As one exponent of Marxian economics put it:
  ‘The merchant has invested a certain amount of money-capital in a store, equipment, and wage laborers (clerks, salesmen, etc.). These wage workers are unproductive like the merchant himself although they work for him a longer time than he pays for. But their surplus-labour is as unproductive as the capital of the merchant. They merely realize the surplus-value for the merchant, which was produced in the sphere of production, and make profits for him so much quicker, the more their unproductive surplus-labor is extended and their necessary labor shortened (Ernest Unterman, Marxian Economics, 1903, Ch. XVI).
The same applies to workers in banking, insurance, and other money handling activities.

There is a second category of work and workers that Marx didn’t consider produced surplus value. In a comment in Volume 1 of Capital on the 1861 Census Marx pointed out that there were as many people employed as domestic servants (1,208,648) as in textile factories and mines together (1,208, 442) (ch. 16, section 6). Although he described them as ’modern domestic slaves’ he did not consider that they created surplus value; they were an expense paid out of income. This applies also to those called, appropriately enough, civil servants.
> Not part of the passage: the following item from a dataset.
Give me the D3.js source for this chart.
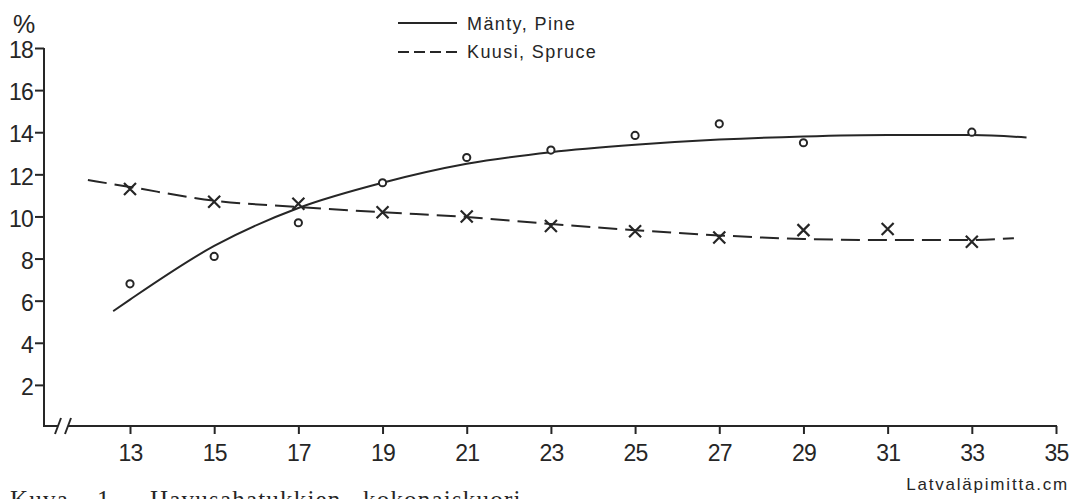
<!DOCTYPE html>
<html>
<head>
<meta charset="utf-8">
<script src="https://cdn.jsdelivr.net/npm/d3@7"></script>
<style>
  body { margin: 0; background: #fff; }
  svg { display: block; }
  text { fill: #262626; font-family: "Liberation Sans", Arial, sans-serif; }
</style>
</head>
<body>
<div class="chart"></div>
<script>
// measured points (latvaläpimitta cm)
const diameters = [13, 15, 17, 19, 21, 23, 25, 27, 29, 31, 33];
const pineObs   = [6.8, 8.1, 9.7, 11.6, 12.8, 13.15, 13.85, 14.4, 13.5, null, 14.0];
const spruceObs = [11.3, 10.7, 10.6, 10.2, 10.0, 9.55, 9.3, 9.0, 9.35, 9.4, 8.8];

// fitted curves
const pineFitX   = [12.6, 13, 15, 17, 19, 21, 23, 25, 27, 29, 31, 33, 34.3];
const pineFitY   = [5.5, 6.05, 8.6, 10.4, 11.6, 12.5, 13.05, 13.4, 13.65, 13.8, 13.87, 13.87, 13.75];
const spruceFitX = [12, 13, 15, 17, 19, 21, 23, 25, 27, 29, 31, 33, 34];
const spruceFitY = [11.73, 11.4, 10.75, 10.45, 10.2, 9.97, 9.64, 9.35, 9.1, 8.93, 8.88, 8.88, 8.97];

const yTicks = [2, 4, 6, 8, 10, 12, 14, 16, 18];
const xTicks = [13, 15, 17, 19, 21, 23, 25, 27, 29, 31, 33, 35];

const legendLabels = ["Mänty, Pine", "Kuusi, Spruce"];
const xTitle = "Latvaläpimitta.cm";
const captionWords = ["Kuva", "1.", "Havusahatukkien", "kokonaiskuori"];

const ink = "#262626";
let width = 1085, height = 499;

let svg = d3.select(".chart").append("svg")
            .attr("width", width)
            .attr("height", height);

let xScale = d3.scaleLinear().domain([13, 35]).range([130, 1056]);
let yScale = d3.scaleLinear().domain([0, 18]).range([427, 48]);

let axisX0 = 44, axisY0 = 426;

// y axis
let yAxis = d3.axisLeft(yScale).tickValues(yTicks).tickSize(9).tickPadding(2);
let gy = svg.append("g")
            .attr("transform", "translate(" + axisX0 + ",0)")
            .call(yAxis);
gy.select(".domain").remove();
gy.selectAll("line").attr("stroke", ink).attr("stroke-width", 2);
gy.selectAll("text")
  .attr("dy", "0.42em")
  .style("font-size", "23px")
  .style("letter-spacing", "-0.8px")
  .style("font-family", "'Liberation Sans', Arial, sans-serif")
  .attr("fill", ink);

// x axis
let xAxis = d3.axisBottom(xScale).tickValues(xTicks).tickSize(8).tickPadding(11);
let gx = svg.append("g")
            .attr("transform", "translate(0," + axisY0 + ")")
            .call(xAxis);
gx.select(".domain").remove();
gx.selectAll("line").attr("stroke", ink).attr("stroke-width", 2);
gx.selectAll("text")
  .style("font-size", "23px")
  .style("letter-spacing", "-0.8px")
  .style("font-family", "'Liberation Sans', Arial, sans-serif")
  .attr("fill", ink);

// axis lines with the break
svg.append("line")
   .attr("x1", axisX0).attr("y1", yScale(18))
   .attr("x2", axisX0).attr("y2", axisY0 + 1)
   .attr("stroke", ink).attr("stroke-width", 2);
svg.append("line")
   .attr("x1", axisX0 - 1).attr("y1", axisY0)
   .attr("x2", 58).attr("y2", axisY0)
   .attr("stroke", ink).attr("stroke-width", 2);
svg.append("line")
   .attr("x1", 68).attr("y1", axisY0)
   .attr("x2", xScale(35) + 1).attr("y2", axisY0)
   .attr("stroke", ink).attr("stroke-width", 2);
[58, 68].forEach(function(bx) {
    svg.append("line")
       .attr("x1", bx - 3).attr("y1", axisY0 + 8)
       .attr("x2", bx + 3).attr("y2", axisY0 - 8)
       .attr("stroke", ink).attr("stroke-width", 2);
});

svg.append("text")
   .attr("x", 13).attr("y", 33)
   .style("font-size", "25px")
   .text("%");

// fitted lines
let line = d3.line()
             .x(d => xScale(d[0]))
             .y(d => yScale(d[1]))
             .curve(d3.curveMonotoneX);

svg.append("path")
   .datum(pineFitX.map((x, i) => [x, pineFitY[i]]))
   .attr("d", line)
   .attr("fill", "none")
   .attr("stroke", ink)
   .attr("stroke-width", 2);

svg.append("path")
   .datum(spruceFitX.map((x, i) => [x, spruceFitY[i]]))
   .attr("d", line)
   .attr("fill", "none")
   .attr("stroke", ink)
   .attr("stroke-width", 2)
   .attr("stroke-dasharray", "19,8");

// observed pine: circles
let pinePts = diameters.map((x, i) => [x, pineObs[i]]).filter(d => d[1] != null);
svg.selectAll(".pine")
   .data(pinePts)
   .enter()
   .append("circle")
   .attr("class", "pine")
   .attr("cx", d => xScale(d[0]))
   .attr("cy", d => yScale(d[1]))
   .attr("r", 3.6)
   .attr("fill", "#fff")
   .attr("stroke", ink)
   .attr("stroke-width", 2);

// observed spruce: crosses
let sprucePts = diameters.map((x, i) => [x, spruceObs[i]]);
let s = 6;
svg.selectAll(".spruce")
   .data(sprucePts)
   .enter()
   .append("path")
   .attr("class", "spruce")
   .attr("d", function(d) {
       let cx = xScale(d[0]), cy = yScale(d[1]);
       return "M" + (cx - s) + "," + (cy - s) + "L" + (cx + s) + "," + (cy + s) +
              "M" + (cx - s) + "," + (cy + s) + "L" + (cx + s) + "," + (cy - s);
   })
   .attr("fill", "none")
   .attr("stroke", ink)
   .attr("stroke-width", 2.2);

// legend
let legend = svg.append("g");
legend.append("line")
      .attr("x1", 398).attr("y1", 23).attr("x2", 457).attr("y2", 23)
      .attr("stroke", ink).attr("stroke-width", 2);
legend.append("line")
      .attr("x1", 398).attr("y1", 52).attr("x2", 458).attr("y2", 52)
      .attr("stroke", ink).attr("stroke-width", 2)
      .attr("stroke-dasharray", "11,5");
legend.selectAll("text")
      .data(legendLabels)
      .enter()
      .append("text")
      .attr("x", 467)
      .attr("y", (d, i) => 30 + i * 28)
      .style("font-size", "18px")
      .style("letter-spacing", "1.4px")
      .text(d => d);

svg.append("text")
   .attr("x", 1069).attr("y", 490)
   .attr("text-anchor", "end")
   .style("font-size", "17px")
   .style("letter-spacing", "1.8px")
   .text(xTitle);

// figure caption, cut by the lower edge as in the scan
let capX = [10, 97, 150, 363];
svg.append("g")
   .selectAll("text")
   .data(captionWords)
   .enter()
   .append("text")
   .attr("x", (d, i) => capX[i])
   .attr("y", 508)
   .style("font-family", "'Liberation Serif', 'DejaVu Serif', serif")
   .style("font-size", "25px")
   .style("letter-spacing", "1.2px")
   .text(d => d);
</script>
</body>
</html>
They are the servants of the capitalist class as a whole employed by their state and paid for out of their income (via taxes). They too perform more work than they are paid for, which economises on the cost of government, national and local.

The fact that commercial and financial workers and civil servants don’t produce surplus value does not make them any less, or lesser, members of the working class. They, too, are victims of the wages system and have an interest in working for its abolition.

1 comment:

Anonymous said...


" It also included transport as transporting a commodity from where it was produced to where it was to be consumed did make it more useful.

In Marx’s view, if work did not add to the use-value of a commodity then it could not add to its value. The work of selling a commodity, essential as it is under capitalism, does not add to the commodity’s use-value. So those performing such work do not produce surplus value. The capital invested in such activities does return a profit, but its source is a share of the surplus value created in the value-producing sector of the economy. It is not created by its employees."

Why are the Truck-drivers, driving the commodities to the store adding use-value, but the ones selling it in the stores do not? Or what's with Call Centers for example? I have a hard time getting my head around it.